We must here note a disturbing current tendency for “born again” pro-deficit economists in conservative ranks to propose that “capital” items be excluded from the federal budget altogether. This theory is based on an analogy with private firms and their “capital” versus “operating” budgets. One would think that allegedly free-market economists would not have the affrontery to apply this to government. Get this adopted, and the government could happily throw away money on any boondoggle, no matter how absurd, so long as they could call it an “investment in the future.” Here is a loophole in the balanced-budget amendment that would make any politician’s day!
A fourth problem is that the various proposals make it all too easy for Congress to override the amendment. Suppose Congress and/or the president violate the amendment. What then? Would the Supreme Court have the power to call the federal marshals and lock up the whole crew? To ask that question is to answer it. (Of course, by making the budget balance prospective instead of real, this problem would not even arise, since it would be almost impossible to violate the amendment at all.)
But isn’t half a loaf better than none? Isn’t it better to have an imperfect amendment than none at all? Half a loaf is indeed better than none, but even worse than no loaf is an elaborate camouflage system that fools the public into thinking that a loaf exists where there is really none at all. Or, to mix our metaphors, that the naked Emperor is really wearing clothes.

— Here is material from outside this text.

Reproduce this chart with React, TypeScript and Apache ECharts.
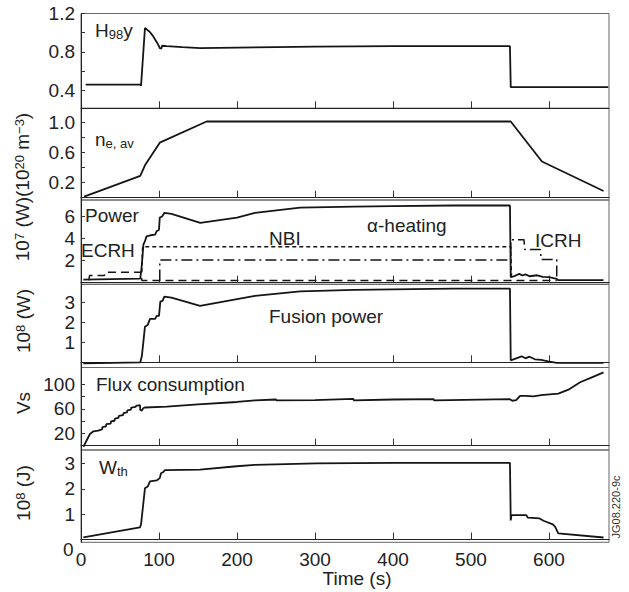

We now see the role of the balanced budget amendment in the minds of many if not most of its supporters. The purpose is not actually to balance the budget, for that would involve massive spending cuts that the Establishment, “conservative” or liberal, is not willing to contemplate.
The purpose is to continue deficits while deluding the public into thinking that the budget is, or will soon be, balanced. In that way, the public’s slipping confidence in the dollar will be shored up. Thus, the balanced-budget amendment turns out to be the fiscal counterpart of the supply-siders’ notorious proposal for a phony gold standard. In that scheme, the public would not be able to redeem its dollars in gold coin, the Fed would continue to manipulate and inflate, but all the while this inflationist policy would now be cloaked in the confidence-building mantle of gold.
In both plans, we would be dazzled by the shadow, the rhetoric of sound policy, while the same old program of cheap money and huge deficits would proceed unchecked. In both cases, the dominant ideology seems to be that of P. T. Barnum: “There’s a sucker born every minute.”